I was pretty much tired of my older brother for just sitting around and doing nothing but play video games, blah blah but he doesn't know what he was going to do. He doesn't seem like he wants to do anything with his life. How could he not know what to do? But I have to give him a little more empathy. I mean, I didn't know what to do until I met someone who showed me the skills I was most strongly at and the one I'm good at is writing so I became a writer. I know,  know, I'm a hypocrite. I'm not going to lie, I'm not too nice all the time. I can get prissy, wanting an answer from someone when I ask and get a little irritated when they don't respond.

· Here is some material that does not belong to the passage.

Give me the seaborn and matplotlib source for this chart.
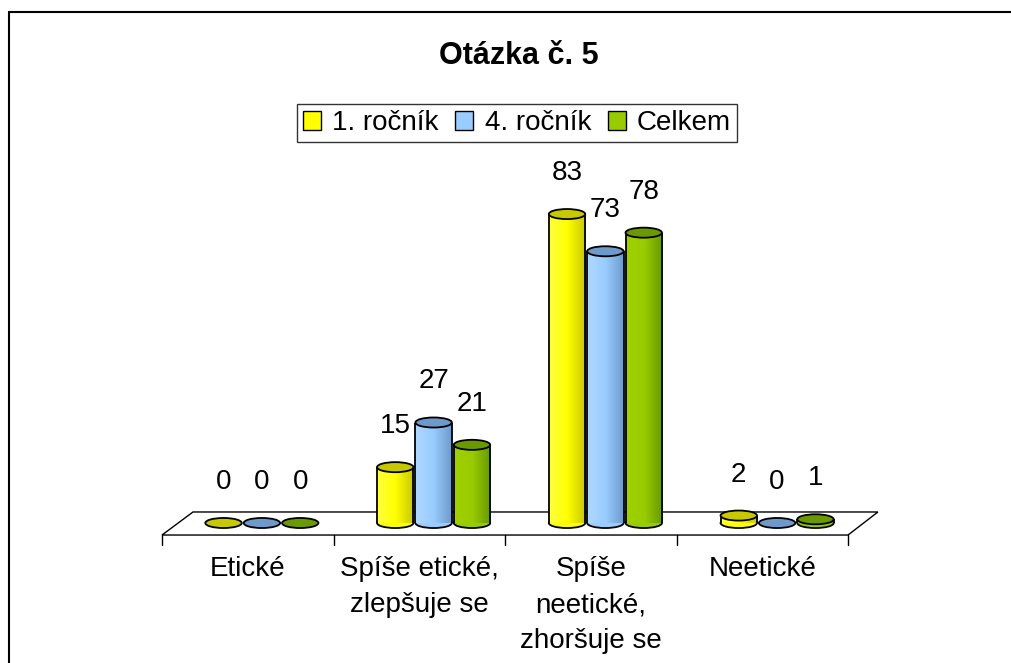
import numpy as np
import pandas as pd
import matplotlib
matplotlib.use("Agg")
import matplotlib.pyplot as plt
from matplotlib.patches import Ellipse, Polygon, Patch
from matplotlib.lines import Line2D
from matplotlib.colors import LinearSegmentedColormap
import seaborn as sns

# ---- data ----
categories = ["Etické", "Spíše etické,\nzlepšuje se", "Spíše\nneetické,\nzhoršuje se", "Neetické"]
series = ["1. ročník", "4. ročník", "Celkem"]
rocnik1 = [0, 15, 83, 2]
rocnik4 = [0, 27, 73, 0]
celkem = [0, 21, 78, 1]
title = "Otázka č. 5"

face_colors = ["#FFFF00", "#99CCFF", "#99CC00"]
grad_colors = [["#FFFF40", "#FFFF00", "#C8C800"],
               ["#B0D8FF", "#99CCFF", "#6E9ACB"],
               ["#A0D000", "#99CC00", "#669900"]]
top_colors = ["#C8C800", "#6E9ACB", "#6B9A00"]

df = pd.DataFrame({
    "cat": categories * 3,
    "val": rocnik1 + rocnik4 + celkem,
    "series": [s for s in series for _ in categories],
})

sns.set_style("white")
plt.rcParams["font.family"] = ["Liberation Sans", "DejaVu Sans"]
plt.rcParams["text.color"] = "black"

W, H = 1012, 663
fig = plt.figure(figsize=(W / 100, H / 100), dpi=100)
y0px, ytop_px = 523, 188
ax = fig.add_axes([176 / W, (H - y0px) / H, 687 / W, (y0px - ytop_px) / H])

sns.barplot(data=df, x="cat", y="val", hue="series", order=categories,
            hue_order=series, palette=face_colors, width=0.67, gap=0.05,
            legend=False, ax=ax, zorder=2)

YMAX = 90
ell_h = 2.7
for ci, cont in enumerate(ax.containers):
    cmap = LinearSegmentedColormap.from_list("g%d" % ci, grad_colors[ci])
    for bar in cont:
        x, w, h = bar.get_x(), bar.get_width(), bar.get_height()
        bar.set_edgecolor("none")
        bar.set_facecolor(face_colors[ci])
        bar.set_zorder(2)
        cx = x + w / 2
        if h > 0:
            ax.add_patch(Ellipse((cx, 0), w, ell_h, facecolor=grad_colors[ci][1],
                                 edgecolor="black", lw=1.3, zorder=1.9, clip_on=False))
            grad = np.linspace(0, 1, 64)[None, :]
            im = ax.imshow(grad, extent=(x, x + w, 0, h), cmap=cmap, aspect="auto",
                           zorder=2.1, interpolation="bilinear")
            im.set_clip_path(bar)
            ax.plot([x, x], [0, h], color="black", lw=1.3, zorder=2.2, solid_capstyle="butt")
            ax.plot([x + w, x + w], [0, h], color="black", lw=1.3, zorder=2.2, solid_capstyle="butt")
        ax.add_patch(Ellipse((cx, h), w, ell_h, facecolor=top_colors[ci],
                             edgecolor="black", lw=1.3, zorder=2.3, clip_on=False))
        ax.annotate("%d" % round(h), xy=(cx, h), xytext=(0, 41), textcoords="offset pixels",
                    ha="center", va="center", fontsize=20, color="black",
                    annotation_clip=False)

# floor (3D base)
fl, fr, bl, br = -0.5815, 3.4127, -0.401, 3.587
fy, by = -3.23, 2.96
ax.add_patch(Polygon([(fl, fy), (fr, fy), (br, by), (bl, by)], closed=True,
                     facecolor="white", edgecolor="black", lw=1.0, zorder=0.5, clip_on=False))
step = (fr - fl) / len(categories)
for k in range(len(categories) + 1):
    ax.plot([fl + k * step] * 2, [fy, fy - 2.7], color="black", lw=1.0, clip_on=False)
for k, lab in enumerate(categories):
    ax.text(fl + (k + 0.5) * step, -9.0, lab, ha="center", va="top", fontsize=20,
            linespacing=1.5, color="black")

ax.set_xlim(-0.5, len(categories) - 0.5)
ax.set_ylim(0, YMAX)
ax.axis("off")

# title
fig.text(519 / W, 1 - 56 / H, title, ha="center", va="center", fontsize=22,
         fontweight="bold", color="black")

# legend
handles = [Patch(facecolor=c, edgecolor="black", lw=1.0) for c in face_colors]
leg = fig.legend(handles, series, loc="center", bbox_to_anchor=(517 / W, 1 - 123 / H),
                 ncol=3, fontsize=20, frameon=True, fancybox=False, edgecolor="black",
                 handlelength=0.65, handleheight=0.65, handletextpad=0.4, columnspacing=0.6,
                 borderpad=0.2, borderaxespad=0, labelcolor="black")
leg.get_frame().set_linewidth(1.0)

# outer chart border
fig.add_artist(Line2D([9 / W, 9 / W], [0, 1 - 12 / H], color="black", lw=1.5,
                      transform=fig.transFigure))
fig.add_artist(Line2D([9 / W, 1], [1 - 12 / H, 1 - 12 / H], color="black", lw=1.5,
                      transform=fig.transFigure))

fig.savefig("out.png", dpi=100)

I guess it's being impatient. Not a mature thing, huh? Heh, not too proud of myself right? Yeah, I'm a jerk but not always. I'm a good person most of the time, at least I think but I sometimes don't realize what I do. It's insane right? So yeah, I have my moments. Everyone does but there's people out there that act like a perfectionist and tell us that  we're not imperfect beings and we need to be prepared. And then yell at us for getting in trouble. No, not something I went through but there are people like that. Some people.